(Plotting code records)
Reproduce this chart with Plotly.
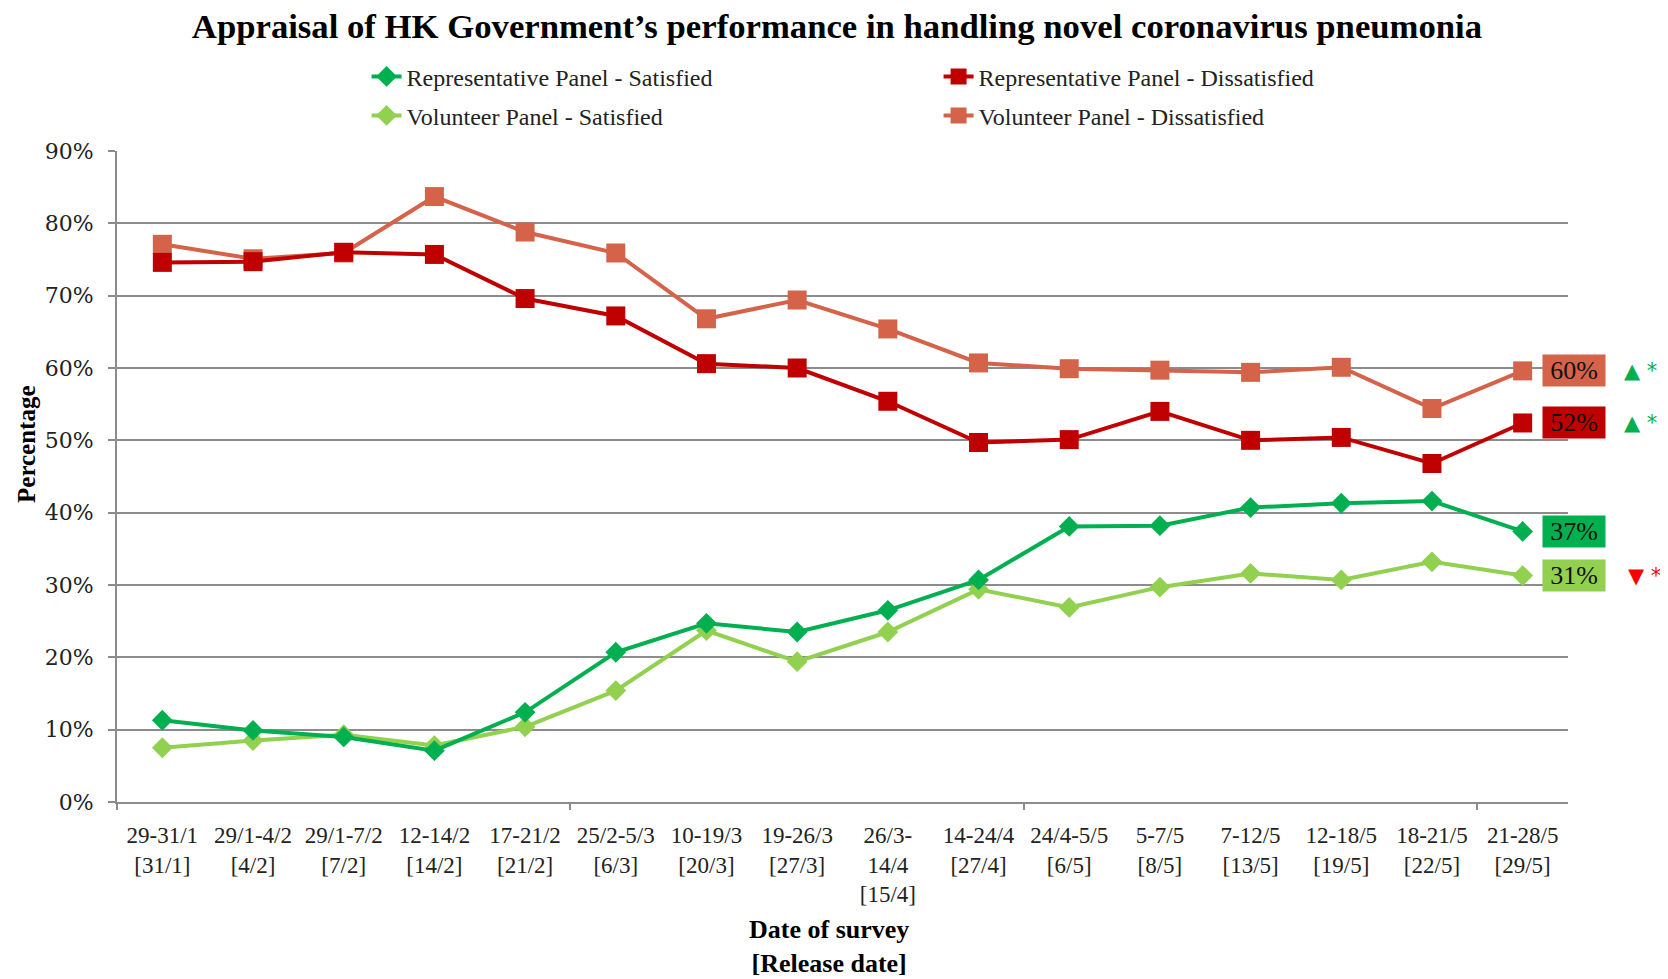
import plotly.graph_objects as go

categories = ["29-31/1<br>[31/1]", "29/1-4/2<br>[4/2]", "29/1-7/2<br>[7/2]", "12-14/2<br>[14/2]",
              "17-21/2<br>[21/2]", "25/2-5/3<br>[6/3]", "10-19/3<br>[20/3]", "19-26/3<br>[27/3]",
              "26/3-<br>14/4<br>[15/4]", "14-24/4<br>[27/4]", "24/4-5/5<br>[6/5]", "5-7/5<br>[8/5]",
              "7-12/5<br>[13/5]", "12-18/5<br>[19/5]", "18-21/5<br>[22/5]", "21-28/5<br>[29/5]"]

rep_sat = [11.3, 9.9, 9.0, 7.1, 12.4, 20.7, 24.7, 23.5, 26.5, 30.7, 38.1, 38.2, 40.7, 41.3, 41.6, 37.4]
vol_sat = [7.5, 8.5, 9.3, 7.8, 10.4, 15.4, 23.7, 19.4, 23.5, 29.4, 26.9, 29.7, 31.6, 30.7, 33.2, 31.3]
rep_dis = [74.6, 74.7, 76.0, 75.7, 69.6, 67.2, 60.6, 60.0, 55.4, 49.7, 50.1, 54.0, 50.0, 50.4, 46.8, 52.4]
vol_dis = [77.1, 75.1, 75.9, 83.7, 78.8, 75.9, 66.8, 69.4, 65.4, 60.7, 59.9, 59.7, 59.4, 60.1, 54.4, 59.6]

y_ticks = [0, 10, 20, 30, 40, 50, 60, 70, 80, 90]
y_ticklabels = ["0%", "10%", "20%", "30%", "40%", "50%", "60%", "70%", "80%", "90%"]

C_REP_SAT = "#00B050"
C_VOL_SAT = "#92D050"
C_REP_DIS = "#C00000"
C_VOL_DIS = "#D4634A"

xs = list(range(len(categories)))
fig = go.Figure()

series = [
    # name, values, color, symbol, size, legendrank, legend
    ("Volunteer Panel - Dissatisfied", vol_dis, C_VOL_DIS, "square", 19, 2, "legend2"),
    ("Volunteer Panel - Satisfied", vol_sat, C_VOL_SAT, "diamond", 16, 1, "legend2"),
    ("Representative Panel - Dissatisfied", rep_dis, C_REP_DIS, "square", 19, 2, "legend"),
    ("Representative Panel - Satisfied", rep_sat, C_REP_SAT, "diamond", 16, 1, "legend"),
]
for name, vals, color, sym, size, rank, leg in series:
    fig.add_trace(go.Scatter(
        x=xs, y=vals, name=name, mode="lines+markers",
        line=dict(color=color, width=4),
        marker=dict(symbol=sym, size=size, color=color),
        legendrank=rank, legend=leg,
    ))

# invisible trace hosting the boundary ticks on xaxis2
fig.add_trace(go.Scatter(x=[xs[0]], y=[None], xaxis="x2", showlegend=False, hoverinfo="skip"))

# right-side value labels and change markers
end_series = [
    (vol_dis, C_VOL_DIS, "▲ *", "#00B050", 118),
    (rep_dis, C_REP_DIS, "▲ *", "#00B050", 118),
    (rep_sat, C_REP_SAT, "", "#00B050", 118),
    (vol_sat, C_VOL_SAT, "▼ *", "#FF0000", 122),
]
for vals, bg, chg, chg_color, shift in end_series:
    fig.add_annotation(
        x=xs[-1], y=vals[-1], xref="x", yref="y",
        text=f"{round(vals[-1])}%", showarrow=False, xshift=51,
        bgcolor=bg, borderpad=2, width=58, height=27,
        font=dict(family="Liberation Serif", size=26, color="#111111"),
    )
    if chg:
        fig.add_annotation(
            x=xs[-1], y=vals[-1], xref="x", yref="y",
            text=chg, showarrow=False, xshift=shift,
            font=dict(family="DejaVu Sans", size=21, color=chg_color),
        )

# axis titles
fig.add_annotation(
    x=-0.062, y=0.55, xref="paper", yref="paper", textangle=-90,
    text="<b>Percentage</b>", showarrow=False, xanchor="center", yanchor="middle",
    font=dict(family="Liberation Serif", size=25, color="black"),
)
fig.add_annotation(
    x=0.491, y=-0.222, xref="paper", yref="paper",
    text="<b>Date of survey<br>[Release date]</b>", showarrow=False,
    xanchor="center", yanchor="middle",
    font=dict(family="Liberation Serif", size=26, color="black"),
)

legend_common = dict(
    orientation="h", xanchor="left", yanchor="middle",
    entrywidth=527, entrywidthmode="pixels",
    font=dict(family="Liberation Serif", size=24, color="#222222"),
    bgcolor="rgba(0,0,0,0)",
)

fig.update_layout(
    width=1668, height=979,
    paper_bgcolor="white", plot_bgcolor="white",
    margin=dict(l=109, r=108, t=143, b=185),
    title=dict(
        text="<b>Appraisal of HK Government’s performance in handling novel coronavirus pneumonia</b>",
        x=0.497, xanchor="center", y=0.982, yanchor="middle",
        font=dict(family="Liberation Serif", size=34.7, color="black"),
    ),
    legend=dict(x=0.172, y=1.114, **legend_common),
    legend2=dict(x=0.172, y=1.054, **legend_common),
    showlegend=True,
    xaxis=dict(
        range=[-0.5, 15.5], tickmode="array", tickvals=xs, ticktext=categories,
        ticks="", showgrid=False, zeroline=False,
        showline=True, linecolor="#8C8C8C", linewidth=2,
        tickfont=dict(family="Liberation Serif", size=23, color="#222222"),
        ticklabelstandoff=11,
    ),
    xaxis2=dict(
        overlaying="x", matches="x", anchor="y", side="bottom",
        tickmode="array", tickvals=[-0.5, 4.5, 9.5, 14.5],
        ticks="outside", ticklen=7, tickcolor="#8C8C8C", tickwidth=2,
        showticklabels=False, showgrid=False, zeroline=False, showline=False,
    ),
    yaxis=dict(
        range=[0, 90], tickmode="array", tickvals=y_ticks, ticktext=y_ticklabels,
        ticks="outside", ticklen=7, tickcolor="#8C8C8C", tickwidth=2,
        showgrid=True, gridcolor="#8C8C8C", gridwidth=1.5,
        showline=True, linecolor="#8C8C8C", linewidth=2, zeroline=False,
        tickfont=dict(family="DejaVu Serif", size=22, color="#222222"),
        ticklabelstandoff=10,
    ),
)

fig.write_html("out.html")
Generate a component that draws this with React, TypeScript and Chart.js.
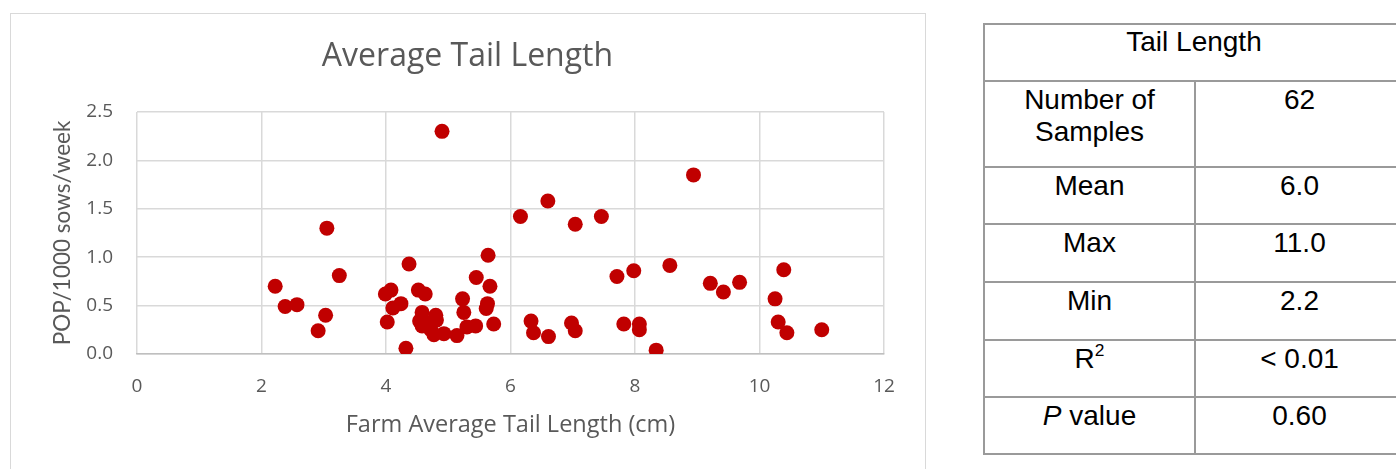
import React, { useEffect, useRef } from "react";
import { Chart, registerables } from "chart.js";

Chart.register(...registerables);

// ---- Data ----
const chartTitle = "Average Tail Length";
const xAxisTitle = "Farm Average Tail Length (cm)";
const yAxisTitle = "POP/1000 sows/week";

// Farm average tail length (cm)
const tailLength = [
  2.22, 2.38, 2.57, 2.91, 3.03, 3.05, 3.25,
  3.99, 4.08, 4.02, 4.11, 4.24, 4.32, 4.37, 4.52, 4.63,
  4.90, 4.58, 4.54, 4.58, 4.81, 4.80, 4.72, 4.77, 4.93, 5.14,
  5.23, 5.25, 5.30, 5.44, 5.45, 5.64, 5.67, 5.63, 5.61, 5.73,
  6.16, 6.60, 6.33, 6.37, 6.61, 6.98, 7.04, 7.04, 7.46,
  7.71, 7.98, 7.82, 8.07, 8.07, 8.34, 8.56, 8.94, 9.21, 9.42, 9.68,
  10.25, 10.30, 10.39, 10.44, 11.0, 4.68,
];

// POP per 1000 sows per week
const popRate = [
  0.70, 0.49, 0.51, 0.24, 0.40, 1.30, 0.81,
  0.62, 0.66, 0.33, 0.475, 0.52, 0.06, 0.93, 0.66, 0.62,
  2.30, 0.43, 0.34, 0.29, 0.35, 0.40, 0.25, 0.20, 0.21, 0.19,
  0.57, 0.43, 0.28, 0.29, 0.79, 1.02, 0.70, 0.52, 0.47, 0.31,
  1.42, 1.58, 0.34, 0.22, 0.18, 0.32, 0.24, 1.34, 1.42,
  0.80, 0.86, 0.31, 0.31, 0.25, 0.04, 0.915, 1.85, 0.73, 0.64, 0.74,
  0.57, 0.33, 0.87, 0.22, 0.25, 0.32,
];

const xMin = 0;
const xMax = 12;
const xStep = 2;
const yMin = 0;
const yMax = 2.5;
const yStep = 0.5;

// Summary table
const tableHeader = "Tail Length";
const tableLabels = ["Number of\nSamples", "Mean", "Max", "Min", "R2", "P value"];
const tableValues = ["62", "6.0", "11.0", "2.2", "< 0.01", "0.60"];

// ---- Layout constants ----
const FONT_H = "'Open Sans', Lato, sans-serif";
const FONT_V = "Lato, 'Open Sans', sans-serif";
const GREY = "#595959";
const TABLE_FONT = "'Liberation Sans', Arial, sans-serif";
const tableX = [984, 1195, 1404];
const tableY = [24, 81, 167, 224, 282, 340, 397, 454];
const LINE = "#9a9a9a";

function LabelText({ text }: { text: string }) {
  if (text === "R2") {
    return (
      <span>
        R<sup style={{ fontSize: "0.62em", verticalAlign: "0.7em", lineHeight: 0 }}>2</sup>
      </span>
    );
  }
  if (text === "P value") {
    return (
      <span>
        <i>P</i> value
      </span>
    );
  }
  return (
    <span>
      {text.split("\n").map((t, i) => (
        <div key={i}>{t}</div>
      ))}
    </span>
  );
}

function SummaryTable() {
  const cells: React.ReactNode[] = [];
  const textStyle = (left: number, width: number, top: number): React.CSSProperties => ({
    position: "absolute",
    left,
    width,
    top,
    textAlign: "center",
    fontFamily: TABLE_FONT,
    fontSize: 28,
    lineHeight: "32px",
    color: "#000",
  });
  cells.push(
    <div key="h" style={textStyle(tableX[0], tableX[2] - tableX[0], tableY[0] + 2)}>
      {tableHeader}
    </div>
  );
  tableLabels.forEach((lab, i) => {
    const top = tableY[i + 1] + 3;
    cells.push(
      <div key={"l" + i} style={textStyle(tableX[0], tableX[1] - tableX[0], top)}>
        <LabelText text={lab} />
      </div>
    );
    cells.push(
      <div key={"v" + i} style={textStyle(tableX[1], tableX[2] - tableX[1], top)}>
        {tableValues[i]}
      </div>
    );
  });
  tableY.forEach((y, i) => {
    cells.push(
      <div
        key={"hl" + i}
        style={{
          position: "absolute",
          left: tableX[0] - 1,
          width: tableX[2] - tableX[0] + 2,
          top: y - 1,
          height: 2,
          background: LINE,
        }}
      />
    );
  });
  cells.push(
    <div key="vl0" style={{ position: "absolute", left: tableX[0] - 1, width: 2, top: tableY[0] - 1, height: tableY[7] - tableY[0] + 2, background: LINE }} />
  );
  cells.push(
    <div key="vl1" style={{ position: "absolute", left: tableX[1] - 1, width: 2, top: tableY[1] - 1, height: tableY[7] - tableY[1] + 2, background: LINE }} />
  );
  cells.push(
    <div key="vl2" style={{ position: "absolute", left: tableX[2] - 1, width: 2, top: tableY[0] - 1, height: tableY[7] - tableY[0] + 2, background: LINE }} />
  );
  return <>{cells}</>;
}

export default function App() {
  const canvasRef = useRef<HTMLCanvasElement | null>(null);

  useEffect(() => {
    if (!canvasRef.current) return;
    const points = tailLength.map((x, i) => ({ x, y: popRate[i] }));
    const chart = new Chart(canvasRef.current, {
      type: "scatter",
      data: {
        datasets: [
          {
            label: "POP",
            data: points,
            pointRadius: 7.5,
            pointHoverRadius: 7.5,
            pointBackgroundColor: "#C00000",
            pointBorderWidth: 0,
            pointBorderColor: "#C00000",
          },
        ],
      },
      options: {
        animation: false,
        responsive: false,
        devicePixelRatio: 1,
        layout: { padding: { left: 41, right: 41, top: 0, bottom: 0 } },
        plugins: {
          legend: { display: false },
          tooltip: { enabled: false },
          title: {
            display: true,
            text: chartTitle,
            color: GREY,
            font: { family: FONT_H, size: 32, weight: "normal", lineHeight: 1.2 },
            padding: { top: 24.8, bottom: 35.8 },
          },
        },
        scales: {
          x: {
            type: "linear",
            min: xMin,
            max: xMax,
            ticks: {
              stepSize: xStep,
              color: GREY,
              padding: 21,
              font: { family: FONT_H, size: 19 },
            },
            grid: { color: "#D9D9D9", lineWidth: 1.5, drawTicks: false },
            border: { display: true, color: "#BFBFBF", width: 1.5 },
            title: {
              display: true,
              text: xAxisTitle,
              color: GREY,
              font: { family: FONT_H, size: 23.5 },
              padding: { top: 0, bottom: 30 },
            },
            afterFit: (scale: any) => {
              scale.height = 115;
            },
          },
          y: {
            type: "linear",
            min: yMin,
            max: yMax,
            ticks: {
              stepSize: yStep,
              color: GREY,
              padding: 24,
              font: { family: FONT_H, size: 19 },
              callback: (v: any) => Number(v).toFixed(1),
            },
            grid: { color: "#D9D9D9", lineWidth: 1.5, drawTicks: false },
            border: { display: false },
            title: {
              display: true,
              text: yAxisTitle,
              color: GREY,
              font: { family: FONT_V, size: 22.5, lineHeight: 1 },
              padding: { top: 0, bottom: 0 },
            },
            afterFit: (scale: any) => {
              scale.width = 86;
            },
          },
        },
      },
    });
    return () => chart.destroy();
  }, []);

  return (
    <div
      style={{
        position: "absolute",
        left: 0,
        top: 0,
        width: 1396,
        height: 469,
        overflow: "hidden",
        background: "#fff",
      }}
    >
      <div
        style={{
          position: "absolute",
          left: 10,
          top: 13,
          width: 916,
          height: 480,
          border: "1px solid #D9D9D9",
          boxSizing: "border-box",
        }}
      />
      <canvas
        ref={canvasRef}
        width={915}
        height={456}
        style={{ position: "absolute", left: 10, top: 13, width: 915, height: 456 }}
      />
      <SummaryTable />
    </div>
  );
}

The task
Scan the material above. Copy each line where "React" occurs.

Exercise output
Generate a component that draws this with React, TypeScript and Chart.js.
import React, { useEffect, useRef } from "react";
  const cells: React.ReactNode[] = [];
  const textStyle = (left: number, width: number, top: number): React.CSSProperties => ({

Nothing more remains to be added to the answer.